In practice, Adam struggles with several identifiable patterns. Highly non-stationary objectives where the loss landscape changes dramatically can confuse moment estimates trained on outdated information. Sharp, narrow valleys may see the second moment estimate grow large, suppressing updates precisely when aggressive moves are needed.

Adam also shows sensitivity to hyperparameters in ways that contradict its "works out of the box" reputation. The default β₂ = 0.999 provides long memory for second moments, which stabilizes training but can prevent adaptation to sudden landscape changes. Reducing β₂ toward 0.99 helps in some settings. Understanding these failure modes transforms Adam from a black-box default to a tool whose behavior you can predict and tune.

Takeaway
Adam provides strong practical performance and theoretical guarantees for convex problems, but its reliance on gradient history means it can struggle when optimization landscapes shift faster than its moment estimates can track.

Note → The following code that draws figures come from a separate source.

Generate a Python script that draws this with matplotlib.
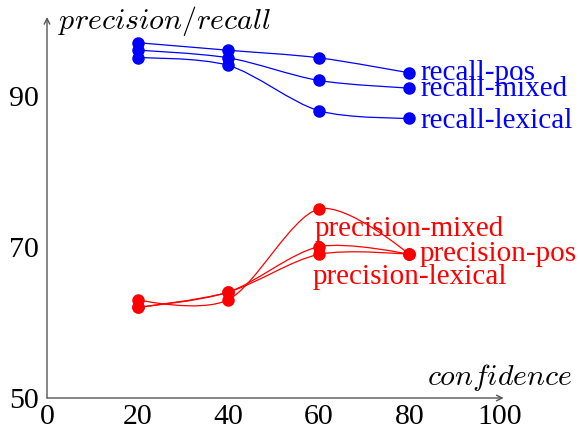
import matplotlib
matplotlib.use("Agg")
import matplotlib.pyplot as plt
from matplotlib.path import Path
from matplotlib.patches import PathPatch
import numpy as np

# confidence thresholds
confidence = [20, 40, 60, 80]

# recall series
recall_pos = [97, 96, 95, 93]
recall_mixed = [96, 95, 92, 91]
recall_lexical = [95, 94, 88, 87]

# precision series
precision_mixed = [63, 63, 75, 69]
precision_pos = [62, 64, 70, 69]
precision_lexical = [62, 64, 69, 69]

xticks = [0, 20, 40, 60, 80, 100]
yticks = [50, 70, 90]

plt.rcParams['font.family'] = ['Liberation Serif', 'DejaVu Serif']
plt.rcParams['mathtext.fontset'] = 'cm'

BLUE = (0, 0, 1)
RED = (1, 0, 0)


def smooth_path(xs, ys, tension=0.55):
    # tikz-like "smooth" curve through the points
    p = np.column_stack([xs, ys]).astype(float)
    f = tension * 0.2775
    n = len(p)
    verts = [p[0]]
    codes = [Path.MOVETO]
    for i in range(n - 1):
        if i == 0:
            c1 = p[0]
        else:
            c1 = p[i] + f * (p[i + 1] - p[i - 1])
        if i + 1 == n - 1:
            c2 = p[n - 1]
        else:
            c2 = p[i + 1] - f * (p[i + 2] - p[i])
        verts += [c1, c2, p[i + 1]]
        codes += [Path.CURVE4] * 3
    return Path(verts, codes)


fig = plt.figure(figsize=(5.8, 4.33), dpi=100)
ax = fig.add_axes([47 / 580, 35 / 433, 453 / 580, 378 / 433])
ax.set_xlim(0, 100)
ax.set_ylim(50, 100)

for s in ax.spines.values():
    s.set_visible(False)

axis_col = '#555555'
ax.annotate('', xy=(1.008, 0), xytext=(0, 0), xycoords='axes fraction',
            arrowprops=dict(arrowstyle='->', color=axis_col, lw=1.0, shrinkA=0, shrinkB=0))
ax.annotate('', xy=(0, 1.008), xytext=(0, 0), xycoords='axes fraction',
            arrowprops=dict(arrowstyle='->', color=axis_col, lw=1.0, shrinkA=0, shrinkB=0))

ax.set_xticks(xticks)
ax.set_yticks(yticks)
ax.tick_params(length=0, labelsize=21.5, pad=4)
ax.tick_params(axis='y', pad=6)

series = [
    (recall_pos, BLUE), (recall_mixed, BLUE), (recall_lexical, BLUE),
    (precision_mixed, RED), (precision_pos, RED), (precision_lexical, RED),
]
for ys, col in series:
    ax.add_patch(PathPatch(smooth_path(confidence, ys), facecolor='none',
                           edgecolor=col, lw=0.9))
    ax.plot(confidence, ys, 'o', color=col, ms=8, mec=col)

fs = 21
last = confidence[-1]
ax.annotate('recall-pos', (last, recall_pos[-1]), xytext=(8, 0), textcoords='offset points',
            ha='left', va='center', color=BLUE, fontsize=fs)
ax.annotate('recall-mixed', (last, recall_mixed[-1]), xytext=(8, -1), textcoords='offset points',
            ha='left', va='center', color=BLUE, fontsize=fs)
ax.annotate('recall-lexical', (last, recall_lexical[-1]), xytext=(8, -2), textcoords='offset points',
            ha='left', va='center', color=BLUE, fontsize=fs)
ax.annotate('precision-mixed', (last, precision_mixed[-1]), xytext=(0, 18), textcoords='offset points',
            ha='center', va='center', color=RED, fontsize=fs)
ax.annotate('precision-pos', (last, precision_pos[-1]), xytext=(7, 0), textcoords='offset points',
            ha='left', va='center', color=RED, fontsize=fs)
ax.annotate('precision-lexical', (last, precision_lexical[-1]), xytext=(0, -16), textcoords='offset points',
            ha='center', va='center', color=RED, fontsize=fs)

ax.annotate('$precision/recall$', (0, 100), xytext=(8, -1), textcoords='offset points',
            ha='left', va='center', fontsize=21.5, annotation_clip=False)
ax.annotate('$confidence$', (100, 50), xytext=(52, 15), textcoords='offset points',
            ha='right', va='center', fontsize=21.5, annotation_clip=False)

fig.savefig('out.png', dpi=100)
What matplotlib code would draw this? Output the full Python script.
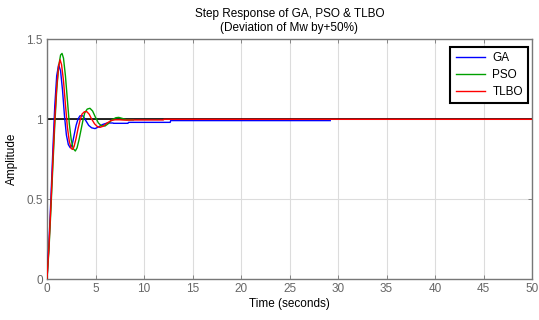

Adam's success stems from principled design rather than empirical accident. Each component—momentum for acceleration, adaptive scaling for per-parameter rates, bias correction for proper initialization—addresses a specific optimization challenge. Their combination handles the heterogeneous landscapes of deep learning remarkably well.

Understanding the mathematics reveals when to trust Adam and when to look elsewhere. Stationary problems with diverse parameter scales suit Adam perfectly. Highly non-stationary objectives or those requiring rapid adaptation may benefit from variants like AdamW, AMSGrad, or carefully tuned SGD with momentum.

The deeper lesson extends beyond any single optimizer. Effective optimization requires matching algorithm properties to problem structure. Adam encodes particular assumptions about gradient statistics—assumptions that hold broadly but not universally. Knowing what those assumptions are lets you predict when they'll break.